Next she turned to a brief discussion of deploying similar techniques in a setting that continues over time and in which a visual scene changes when the task does not (e.g., a camera pointed at a traffic intersection). It is possible to apply domain adversarial learning, but new research questions surfaces. The goal is to have a model that generalizes across different settings, remembers things previously known, reacts when new situations arise, learns quickly from few examples, and proposes scalable solutions. Aram Galstyan, University of Southern California, asked if connections exist to tools for invariance representation learning. Hoffman said that there are connections, and others have also looked at these settings. She said that her research is unique in that she is examining the classifier and the invariance at the same time. She described this as a semi-supervised learning paradigm where performance is important. She said that the most relevant paradigms are those that come from the adaptation community. Tom Goldstein, University of Maryland, wondered if the adaptation is responsible for greying-out the images. Hoffman said yes and noted that image-to-image translation techniques do not have vibrant colorization. He suggested combating that problem by changing the loss function, and Hoffman noted that there are likely additional steps that need to happen.
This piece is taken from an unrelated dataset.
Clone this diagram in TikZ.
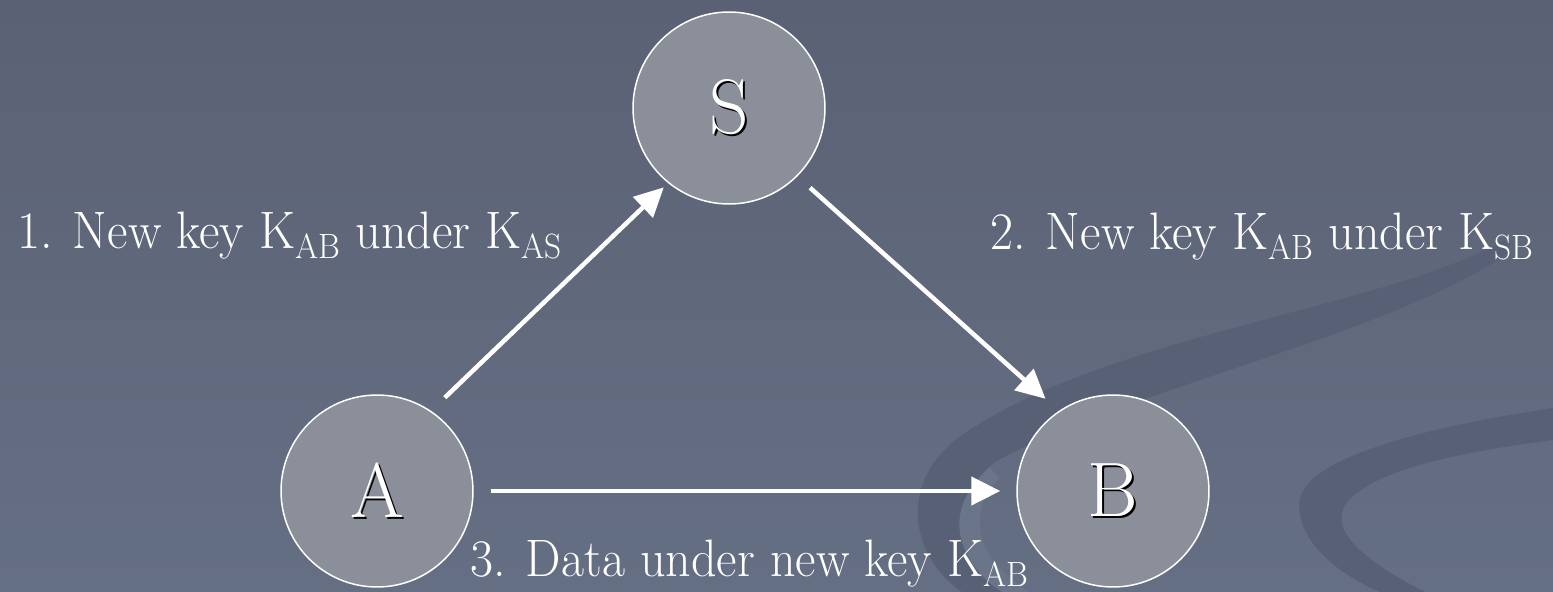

Chellappa asked about short- and long-term issues in the field. Hoffman emphasized the value of rethinking the notion of domains in adaptation literature: What happens before going to continuous? What happens if someone provides a collection of data sets? What is the best way to combine all of this information? She said that there is also a need to address the overall robustness in the adaptation literature, with a focus on better controlling the initial model so it is less susceptible to natural or artificial changes.
Anna Rohrbach, University of California, Berkeley
Anna Rohrbach, University of California, Berkeley, discussed techniques that can be useful to expose and combat bias and other problems faced by analysts. Although artificial intelligence (AI) can make fairly accurate predictions, questions arise about whether those predictions can and should be trusted. AI often relies on black boxes, about which the user has no information. She suggested that techniques would be adopted more widely if AI could explain its predictions, thus increasing trust and improving interpretability. Rohrbach and her team’s goal is to improve the interpretability of deep learning by making more introspective modular architectures and by building models that can justify their predictions for users through “storytelling.” Explainability and performance both stand to be improved owing to these measures. Deep models may perform better when augmented with explainable AI (XAI). Target domains include image and video analysis, vehicle control, and strategic games.
Rohrbach discussed three of her team’s innovations during her presentation. The first project is developing more modular, introspective architectures to aid in reasoning. When humans are confronted with a question, they take a series of reasoning steps and analyze relationships before attempting to answer the question. A system can learn to do such step-wise reasoning and deliver human-understandable outputs. She commented on the history of work in this area that was based on supervised layouts for processing the questions. These relied on an external parser to analyze the question and build “expert” layouts to supervise the module choice. As a comparison, the current model has differentiable module choices that are inherently explainable, and the question is represented through recurrent neural networks. The model is end-to-end
trainable with gradient descent so that no reinforcement learning is needed. It can also work on multiple tasks and has compositional behavior without requiring layout supervision. All of the modules contribute to the answer but in a different degree. In a human evaluation, the human users rate the model as “clear” in terms of understandable reasoning; the flexible architecture is inherently interpretable by design.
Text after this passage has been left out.